You can see how the cloglog inverse link is the same as the first part of our Poisson-link delta model. However, the ‘trick’ here is that group density \(n\) affects both encounter probability \(p\) (as shown above) and positive catch rates \(r\):

\[ r = \frac{n w}{p}. \]

So, when going from the linear predictors (which have log links) to the expected values going into the data likelihood (binomial + lognormal/gamma), the first linear predictor plays double duty in that it appears in both delta model expected values.

What are the advantages of using such a model?

  1. The poisson-link families have the flexibility of a delta model, which in practice is often helpful for better predictions. This could be checked with AIC, or better yet, cross validation.

  2. Like other delta models, there is a decomposition of the process into two theoretical parts. This can help interpretation (or can make things more complicated to interpret!). Here, these parts can be rearranged to represent two ways of thinking about those two components (\(n\) and \(w\) or \(p\) and \(r\)).

  3. Compared to a traditional delta-gamma model that has a logit and log link, the two linear predictors have log links, so their coefficients are interpretable as multiplicative effects, and their effects can be combined. E.g., their coefficients can be added in log space or their predictions can be added in log space to generate a single response curve for a given predictor.

Where does the offset come in?

The offset is added to the linear predictor for \(\log n\), i.e., exp(offset) * n. For example if \(a\) represents area swept (a measure of effort) and log area swept is entered into the model as the ‘offset’, then,

\[ p = 1 - \exp(-a \cdot n). \]

Therefore, the encounter probability goes to 1 as area swept (effort) and underlying group numbers density increase towards infinity. This gets carried over to the positive rate \(r\) via \(p\) as \(r = nw/p\).

I can only guess. The cloglog function is derived from the theory of a Poisson and although the cloglog function appears in the ‘Poisson-link’ model, the interaction of the two model components makes it different from a pure cloglog and so I assume it needed another name.

These equations don’t look anything like the sdmTMB source code!

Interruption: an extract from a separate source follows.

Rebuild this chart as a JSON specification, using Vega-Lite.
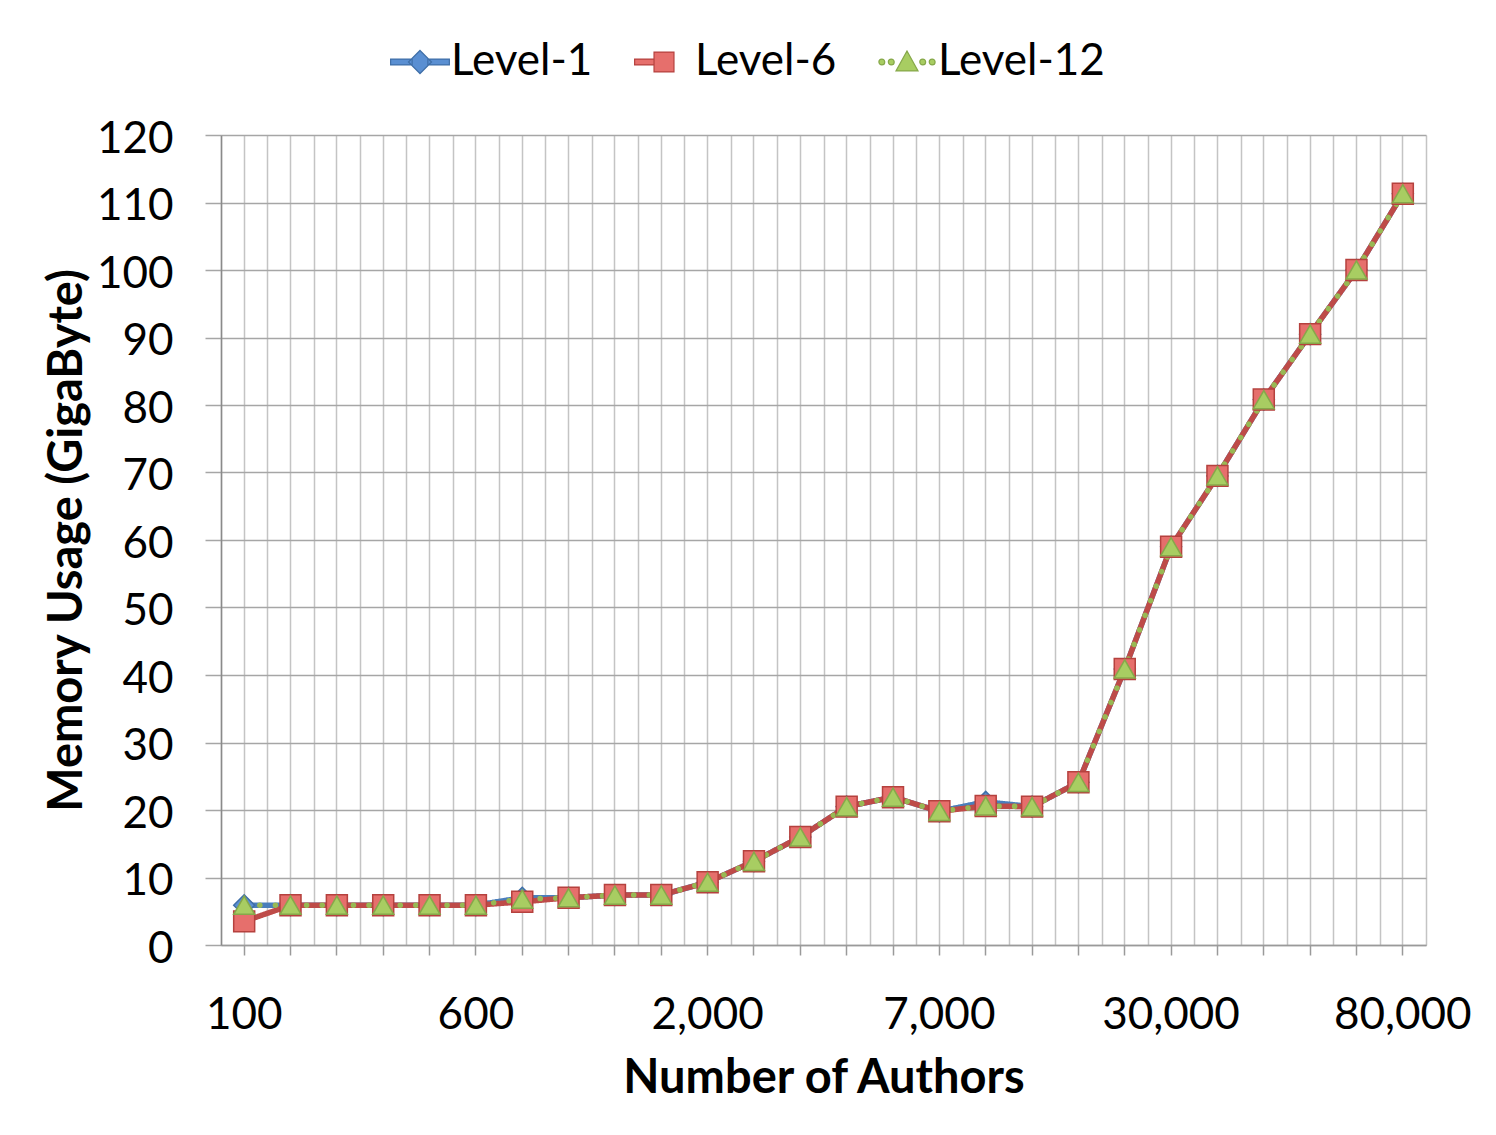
{
  "$schema": "https://vega.github.io/schema/vega-lite/v6.json",
  "autosize": {"type": "none"},
  "padding": {"left": 221, "top": 135, "right": 70, "bottom": 190},
  "width": 1205,
  "height": 810,
  "background": "white",
  "config": {
    "view": {"stroke": null},
    "font": "Lato",
    "axis": {"labelFont": "Lato", "titleFont": "Lato", "labelColor": "black", "titleColor": "black"},
    "legend": {"labelFont": "Lato", "labelFontSize": 44, "labelColor": "black", "labelLimit": 0}
  },
  "data": {
    "values": [
      {"authors": "100", "series": "Level-1", "memory": 5.9},
      {"authors": "200", "series": "Level-1", "memory": 5.9},
      {"authors": "300", "series": "Level-1", "memory": 5.9},
      {"authors": "400", "series": "Level-1", "memory": 5.9},
      {"authors": "500", "series": "Level-1", "memory": 5.9},
      {"authors": "600", "series": "Level-1", "memory": 5.9},
      {"authors": "700", "series": "Level-1", "memory": 7.0},
      {"authors": "800", "series": "Level-1", "memory": 7.0},
      {"authors": "900", "series": "Level-1", "memory": 7.4},
      {"authors": "1,000", "series": "Level-1", "memory": 7.4},
      {"authors": "2,000", "series": "Level-1", "memory": 9.3},
      {"authors": "3,000", "series": "Level-1", "memory": 12.4},
      {"authors": "4,000", "series": "Level-1", "memory": 16.0},
      {"authors": "5,000", "series": "Level-1", "memory": 20.5},
      {"authors": "6,000", "series": "Level-1", "memory": 21.9},
      {"authors": "7,000", "series": "Level-1", "memory": 19.8},
      {"authors": "8,000", "series": "Level-1", "memory": 21.2},
      {"authors": "9,000", "series": "Level-1", "memory": 20.5},
      {"authors": "10,000", "series": "Level-1", "memory": 24.1},
      {"authors": "20,000", "series": "Level-1", "memory": 40.9},
      {"authors": "30,000", "series": "Level-1", "memory": 59.0},
      {"authors": "40,000", "series": "Level-1", "memory": 69.5},
      {"authors": "50,000", "series": "Level-1", "memory": 80.8},
      {"authors": "60,000", "series": "Level-1", "memory": 90.5},
      {"authors": "70,000", "series": "Level-1", "memory": 100.0},
      {"authors": "80,000", "series": "Level-1", "memory": 111.3},
      {"authors": "100", "series": "Level-6", "memory": 3.5},
      {"authors": "200", "series": "Level-6", "memory": 5.9},
      {"authors": "300", "series": "Level-6", "memory": 5.9},
      {"authors": "400", "series": "Level-6", "memory": 5.9},
      {"authors": "500", "series": "Level-6", "memory": 5.9},
      {"authors": "600", "series": "Level-6", "memory": 5.9},
      {"authors": "700", "series": "Level-6", "memory": 6.4},
      {"authors": "800", "series": "Level-6", "memory": 7.0},
      {"authors": "900", "series": "Level-6", "memory": 7.4},
      {"authors": "1,000", "series": "Level-6", "memory": 7.4},
      {"authors": "2,000", "series": "Level-6", "memory": 9.3},
      {"authors": "3,000", "series": "Level-6", "memory": 12.4},
      {"authors": "4,000", "series": "Level-6", "memory": 16.0},
      {"authors": "5,000", "series": "Level-6", "memory": 20.5},
      {"authors": "6,000", "series": "Level-6", "memory": 21.9},
      {"authors": "7,000", "series": "Level-6", "memory": 19.8},
      {"authors": "8,000", "series": "Level-6", "memory": 20.6},
      {"authors": "9,000", "series": "Level-6", "memory": 20.5},
      {"authors": "10,000", "series": "Level-6", "memory": 24.1},
      {"authors": "20,000", "series": "Level-6", "memory": 40.9},
      {"authors": "30,000", "series": "Level-6", "memory": 59.0},
      {"authors": "40,000", "series": "Level-6", "memory": 69.5},
      {"authors": "50,000", "series": "Level-6", "memory": 80.8},
      {"authors": "60,000", "series": "Level-6", "memory": 90.5},
      {"authors": "70,000", "series": "Level-6", "memory": 100.0},
      {"authors": "80,000", "series": "Level-6", "memory": 111.3},
      {"authors": "100", "series": "Level-12", "memory": 5.9},
      {"authors": "200", "series": "Level-12", "memory": 5.9},
      {"authors": "300", "series": "Level-12", "memory": 5.9},
      {"authors": "400", "series": "Level-12", "memory": 5.9},
      {"authors": "500", "series": "Level-12", "memory": 5.9},
      {"authors": "600", "series": "Level-12", "memory": 5.9},
      {"authors": "700", "series": "Level-12", "memory": 6.8},
      {"authors": "800", "series": "Level-12", "memory": 7.0},
      {"authors": "900", "series": "Level-12", "memory": 7.4},
      {"authors": "1,000", "series": "Level-12", "memory": 7.4},
      {"authors": "2,000", "series": "Level-12", "memory": 9.3},
      {"authors": "3,000", "series": "Level-12", "memory": 12.4},
      {"authors": "4,000", "series": "Level-12", "memory": 16.0},
      {"authors": "5,000", "series": "Level-12", "memory": 20.5},
      {"authors": "6,000", "series": "Level-12", "memory": 21.9},
      {"authors": "7,000", "series": "Level-12", "memory": 19.8},
      {"authors": "8,000", "series": "Level-12", "memory": 20.6},
      {"authors": "9,000", "series": "Level-12", "memory": 20.5},
      {"authors": "10,000", "series": "Level-12", "memory": 24.1},
      {"authors": "20,000", "series": "Level-12", "memory": 40.9},
      {"authors": "30,000", "series": "Level-12", "memory": 59.0},
      {"authors": "40,000", "series": "Level-12", "memory": 69.5},
      {"authors": "50,000", "series": "Level-12", "memory": 80.8},
      {"authors": "60,000", "series": "Level-12", "memory": 90.5},
      {"authors": "70,000", "series": "Level-12", "memory": 100.0},
      {"authors": "80,000", "series": "Level-12", "memory": 111.3}
    ]
  },
  "layer": [
    {
      "mark": {"type": "line", "strokeWidth": 5.5, "strokeCap": "round", "strokeJoin": "round"},
      "encoding": {
        "x": {
          "field": "authors", "type": "ordinal",
          "sort": ["100","200","300","400","500","600","700","800","900","1,000","2,000","3,000","4,000","5,000","6,000","7,000","8,000","9,000","10,000","20,000","30,000","40,000","50,000","60,000","70,000","80,000"],
          "scale": {"type": "band", "paddingInner": 0, "paddingOuter": 0},
          "axis": {
            "orient": "bottom",
            "title": "Number of Authors",
            "titleFontSize": 47, "titleFontWeight": "bold", "titlePadding": 18,
            "labelFontSize": 44, "labelAngle": 0, "labelPadding": 38,
            "labelExpr": "indexof(['100','600','2,000','7,000','30,000','80,000'], datum.label) >= 0 ? datum.label : ''",
            "labelOverlap": false,
            "domain": true, "domainColor": "#9A9A9A", "domainWidth": 1.5,
            "ticks": true, "tickSize": 10, "tickColor": "#9A9A9A", "tickWidth": 1.5,
            "grid": true, "gridColor": "#C4C4C4", "gridWidth": 1.5
          }
        },
        "y": {
          "field": "memory", "type": "quantitative",
          "scale": {"domain": [0, 120], "nice": false},
          "axis": {
            "title": "Memory Usage (GigaByte)",
            "titleFontSize": 47, "titleFontWeight": "bold", "titlePadding": 5,
            "values": [0,10,20,30,40,50,60,70,80,90,100,110,120],
            "labelFontSize": 44, "labelPadding": 32, "labelOffset": 4,
            "domain": true, "domainColor": "#8A8A8A", "domainWidth": 1.5,
            "ticks": true, "tickSize": 16, "tickColor": "#A6A6A6", "tickWidth": 1.5,
            "grid": true, "gridColor": "#A6A6A6", "gridWidth": 1.5
          }
        },
        "color": {
          "field": "series", "type": "nominal",
          "scale": {"domain": ["Level-1", "Level-6", "Level-12"], "range": ["#4A7EBB", "#BE4B48", "#98B954"]},
          "legend": null
        },
        "strokeDash": {
          "field": "series", "type": "nominal",
          "scale": {"domain": ["Level-1", "Level-6", "Level-12"], "range": [[1, 0], [1, 0], [0.1, 15.5]]},
          "legend": null
        }
      }
    },
    {
      "mark": {"type": "point", "filled": true, "size": 440, "strokeWidth": 1.5, "opacity": 1},
      "encoding": {
        "x": {
          "field": "authors", "type": "ordinal",
          "sort": ["100","200","300","400","500","600","700","800","900","1,000","2,000","3,000","4,000","5,000","6,000","7,000","8,000","9,000","10,000","20,000","30,000","40,000","50,000","60,000","70,000","80,000"],
          "axis": {
            "orient": "bottom", "tickBand": "extent",
            "title": null, "labels": false, "ticks": false, "domain": false,
            "grid": true, "gridColor": "#C4C4C4", "gridWidth": 1.5
          }
        },
        "y": {"field": "memory", "type": "quantitative"},
        "shape": {
          "field": "series", "type": "nominal",
          "scale": {"domain": ["Level-1", "Level-6", "Level-12"], "range": ["diamond", "square", "triangle-up"]},
          "legend": null
        },
        "fill": {
          "field": "series", "type": "nominal",
          "scale": {"domain": ["Level-1", "Level-6", "Level-12"], "range": ["#5A8FD2", "#E66F6C", "#A8CD62"]},
          "legend": null
        },
        "stroke": {
          "field": "series", "type": "nominal",
          "scale": {"domain": ["Level-1", "Level-6", "Level-12"], "range": ["#3F6FA8", "#B5413E", "#86A84A"]},
          "legend": null
        }
      }
    },
    {
      "transform": [{"filter": "datum.memory < 0"}],
      "mark": {"type": "point", "filled": true, "size": 440, "strokeWidth": 1.2, "opacity": 1},
      "encoding": {
        "x": {
          "field": "authors", "type": "ordinal",
          "sort": ["100","200","300","400","500","600","700","800","900","1,000","2,000","3,000","4,000","5,000","6,000","7,000","8,000","9,000","10,000","20,000","30,000","40,000","50,000","60,000","70,000","80,000"],
          "axis": null
        },
        "y": {"field": "memory", "type": "quantitative"},
        "shape": {
          "field": "series", "type": "nominal",
          "scale": {"domain": ["Level-1", "Level-6", "Level-12"], "range": [
            "M-2.8,-0.28H-0.75V0.28H-2.8Z M0.75,-0.28H2.8V0.28H0.75Z M0,-1.1L1.1,0L0,1.1L-1.1,0Z",
            "M-2.8,-0.28H-0.95V0.28H-2.8Z M-0.95,-0.95H0.95V0.95H-0.95Z",
            "M-2.68,0a0.28,0.28 0 1,0 0.56,0a0.28,0.28 0 1,0 -0.56,0Z M-1.78,0a0.28,0.28 0 1,0 0.56,0a0.28,0.28 0 1,0 -0.56,0Z M1.22,0a0.28,0.28 0 1,0 0.56,0a0.28,0.28 0 1,0 -0.56,0Z M2.12,0a0.28,0.28 0 1,0 0.56,0a0.28,0.28 0 1,0 -0.56,0Z M0,-1.05L1.05,0.85H-1.05Z"
          ]},
          "legend": {
            "orient": "none", "legendX": 177, "legendY": -95, "direction": "horizontal",
            "title": null, "symbolSize": 440, "symbolStrokeWidth": 1.2, "columnPadding": 39, "labelOffset": 9
          }
        },
        "fill": {
          "field": "series", "type": "nominal",
          "scale": {"domain": ["Level-1", "Level-6", "Level-12"], "range": ["#5A8FD2", "#E66F6C", "#A8CD62"]},
          "legend": {
            "orient": "none", "legendX": 177, "legendY": -95, "direction": "horizontal",
            "title": null, "symbolSize": 440, "symbolStrokeWidth": 1.2, "columnPadding": 39, "labelOffset": 9
          }
        },
        "stroke": {
          "field": "series", "type": "nominal",
          "scale": {"domain": ["Level-1", "Level-6", "Level-12"], "range": ["#3F6FA8", "#B5413E", "#86A84A"]},
          "legend": {
            "orient": "none", "legendX": 177, "legendY": -95, "direction": "horizontal",
            "title": null, "symbolSize": 440, "symbolStrokeWidth": 1.2, "columnPadding": 39, "labelOffset": 9
          }
        }
      }
    }
  ],
  "resolve": {
    "axis": {"x": "independent"},
    "scale": {"shape": "independent", "fill": "independent", "stroke": "independent"},
    "legend": {"color": "independent", "strokeDash": "independent"}
  }
}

That’s because the calculations have to be done in log space for computational stability and some calculations are fastest and most stable if done slightly differently from how they are most easily described in equations above.


Thorson, J.T. (2018). Three problems with the conventional delta-model for biomass sampling data, and a computationally efficient alternative. Canadian Journal of Fisheries and Aquatic Sciences, 75, 1369–1382.